We are on the block schedule, meaning 90 days for each semester (18 weeks). If state testing is in the 16th week, we lose 2-2.5 weeks of teaching that curriculum. (Why, you ask, are the state tests given that early? Because the bubble sheets are sent cross country to another state in order to be graded, analyzed, etc. then sent back. Again you ask, 'Why?" Because someone in the state of Tennessee is friends with the state DOE and money is being made from this effort. Too detailed to go into here, but it's true.)
Now, we are down to 15-16 weeks of teaching the curriculum. But wait! there must be 1-2 weeks of reviewing of the curriculum before those bloody standardized tests. And review we must, as they are now a part of our teacher (and school) evaluation.
Now let's remove those days we are not in class for volleyball games, plays, class meetings, pep rallys, etc. Let's say a 8 days (1.5 weeks).
So what do we have left? Out of 18 weeks to teach my Chemistry class the curriculum that the state dictates I must cover, I really only have about 13-14 weeks.
Oh, and BTW, the last 2 weeks are essentially babysitting, since the finals are already done. We might do some labs but as for curriculum - not a chance. the students know that after the state exams are done, so are they.
Without a grade, how do you get them to do the homework?
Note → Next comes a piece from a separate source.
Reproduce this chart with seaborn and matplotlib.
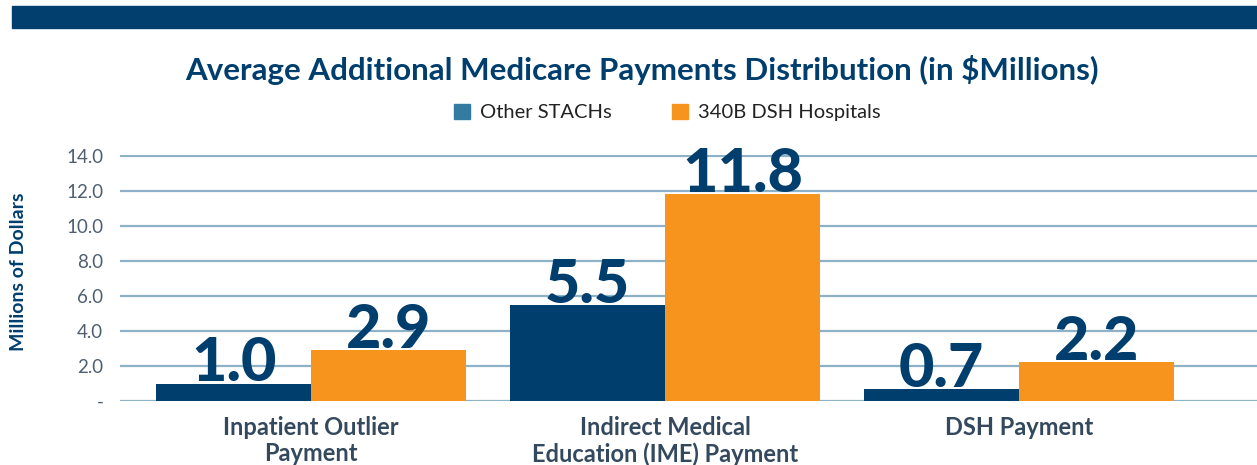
import numpy as np
import matplotlib
matplotlib.use("Agg")
import matplotlib.pyplot as plt
from matplotlib.patches import Patch, Rectangle
import seaborn as sns
import pandas as pd

# ── Data ──────────────────────────────────────────────────────────────────────
categories = ["Inpatient Outlier\nPayment",
              "Indirect Medical\nEducation (IME) Payment",
              "DSH Payment"]
series_names = ["Other STACHs", "340B DSH Hospitals"]
other_stachs = [1.0, 5.5, 0.7]
dsh_340b = [2.9, 11.8, 2.2]
y_ticks = [0, 2, 4, 6, 8, 10, 12, 14]
y_tick_labels = ["-", "2.0", "4.0", "6.0", "8.0", "10.0", "12.0", "14.0"]

NAVY = "#003E6E"
ORANGE = "#F7941E"
LEGEND_BLUE = "#337BA1"
GRID = "#8DB2C8"
TICK_GRAY = "#4F5F70"

df = pd.DataFrame({
    "category": categories * 2,
    "series": [series_names[0]] * 3 + [series_names[1]] * 3,
    "value": other_stachs + dsh_340b,
})

sns.set_theme(style="white")
plt.rcParams["font.family"] = ["Lato", "DejaVu Sans"]

fig = plt.figure(figsize=(12.57, 4.65), dpi=100)
ax = fig.add_axes([0.0955, 0.1376, 0.9045, 0.5291])

sns.barplot(data=df, x="category", y="value", hue="series",
            palette=[NAVY, ORANGE], width=0.875, gap=0,
            saturation=1, legend=False, linewidth=0, ax=ax)

# value labels on top of each bar
for cont in ax.containers:
    for bar in cont:
        h = bar.get_height()
        ax.annotate(f"{h:.1f}", (bar.get_x() + bar.get_width() / 2, h),
                    xytext=(0, 1.5), textcoords="offset points",
                    ha="center", va="baseline", fontsize=44,
                    fontweight="black", color=NAVY, zorder=5)

ax.set_ylim(0, 14.05)
ax.set_xlim(-0.54, 2.672)
ax.set_yticks(y_ticks)
ax.set_yticklabels(y_tick_labels, fontsize=13.5, color=TICK_GRAY)
ax.tick_params(axis="y", length=0, pad=12)
ax.tick_params(axis="x", length=0, pad=11)
ax.set_xticks(range(len(categories)))
ax.set_xticklabels(categories, fontsize=17, fontweight="bold",
                   color="#34495E", linespacing=1.15, va="top")
ax.yaxis.grid(True, color=GRID, linewidth=1.6)
ax.set_axisbelow(True)
for s in ax.spines.values():
    s.set_visible(False)
ax.set_xlabel("")
ax.set_ylabel("")

fig.text(0.015, 0.415, "Millions of Dollars", rotation=90, ha="center",
         va="center", fontsize=14, fontweight="bold", color=NAVY)

# header band
fig.patches.append(Rectangle((12 / 1257, 1 - 28 / 465), 1 - 12 / 1257, 22 / 465,
                             transform=fig.transFigure, color="#023E6E",
                             zorder=0))

fig.text(0.511, 0.85, "Average Additional Medicare Payments Distribution (in $Millions)",
         ha="center", va="center", fontsize=22.5, fontweight="bold", color=NAVY)

handles = [Patch(color=LEGEND_BLUE, label=series_names[0]),
           Patch(color=ORANGE, label=series_names[1])]
fig.legend(handles=handles, loc="center", bbox_to_anchor=(0.531, 0.758),
           ncol=2, frameon=False, fontsize=14.5, handlelength=0.8,
           handleheight=0.8, handletextpad=0.5, columnspacing=3,
           labelcolor="#222222")

fig.savefig("out.png", dpi=100)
When I first started teaching, I had no intention of grading everything we did in class or homework. After a while, my students figured out that I don't grade everything. One day I passed out the day's activity, which was intended to be an investigation to introduce a new topic and a hand went up. The question was "Is this being graded?". When I said no, I kid you not, half the class put down their pencils and would not participate.
The school I was teaching at is going to ungraded homework in math classes next year. I discussed this with my chemistry classes one day and asked how they'd like it. Half the class was appalled at the idea of not getting "free" homework points to boost their grade while the other class cheered and said "Cool! No homework EVER.". I do not see this working well.
It is working fine. It can be applied towards their effort grade, just not their achievement grade. So if they don't do the hw, the effort grade drops. This is only policy up through sixth grade with the standards based grading.
You're focused on homework. We don't have to give homework. They are graded on what they demonstrate in school.
They still do the homework. Maybe it's a different population, but their parents won't let them not do it. The students who don't do it probably wouldn't do it even if it was graded.
Another interesting point is that we are not supposed to penalize the grade for work that is turned in "late".
It is working fine. It can be applied towards their effort grade, just not their achievement grade. So if they don't do the hw, the effort grade drops. This is only policy up through sixth grade with the standards based grading.
You're focused on homework. We don't have to give homework. They are graded on what they demonstrate in school.
They still do the homework. Maybe it's a different population, but their parents won't let them not do it. The students who don't do it probably wouldn't do it even if it was graded.
Another interesting point is that we are not supposed to penalize the grade for work that is turned in "late".
We don't have effort grades.
We're not supposed to penalize late work either. I kid you not, I took home a stack of papers to grade that was a foot and a half high the last weekend of the semester.
I think a shorter school year forces one to focus better.